In the last post I cut the tails and, from them, marked the pins. Here I'll finish the process.
I have made so many mistakes in the past (and probably will make many more in the future)... one of the most crucial lessons I've learned the hard way is to mark the waste. Mark it with slashes, black it out, dots, or a simple "x" like I did... it will lessen the liklihood of you cutting the wrong thing off, followed by gratuitous cursing and self-loathing, followed by preparing a whole new piece of wood. Learn from my mistakes.
I cut straight down for the pins until I hit the scribe line on both sides.
I then cut a bunch of saw kerfs through the waste. You can use a coping saw instead, and sometimes I do. I figure since I'd have to chisel clean the shoulder line anyways, might as well cut the coping saw out of the process this time... the kerfs make chiseling out that waste a little easier.

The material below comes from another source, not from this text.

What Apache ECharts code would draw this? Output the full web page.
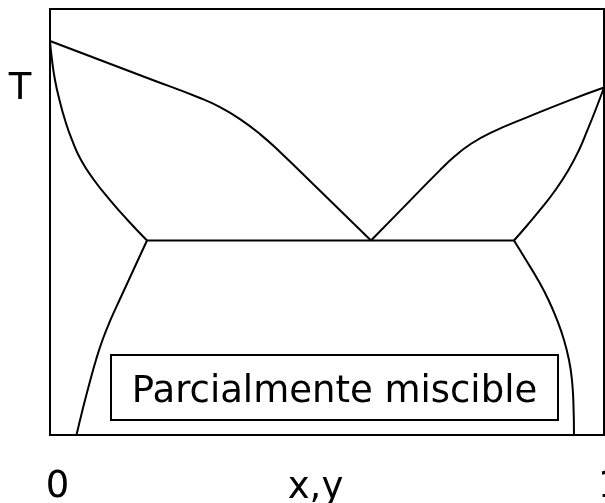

Just to be careful, I mark the waste again.
I begin by chiseling from the "show side," the side intended to be the outside face. First, I make a few slight taps straight down at the knife line, then bring the chisel away from the line, bevel still facing away from the line, angled back, and drive the chisel towards the line.
Like so. I do not come in from the endgrain - this could cause a split that could carry through the grain beyond the shoulder. I go back to the knife line, chisel straight down, repeating this removal of waste maybe a third of the way through before I flip the board and repeat from the other side. Then back and forth, always working towards the center to avoid chipout, until the waste is gone.
And there it is! Most of the time, these joints are a little fussy and require care fitting them perfectly. You can see the pins and tails extend a slight bit beyond the edge of each face - this is common practice, as it is much easier to sand (or plane) down proud ends to match faces than faces to match edges.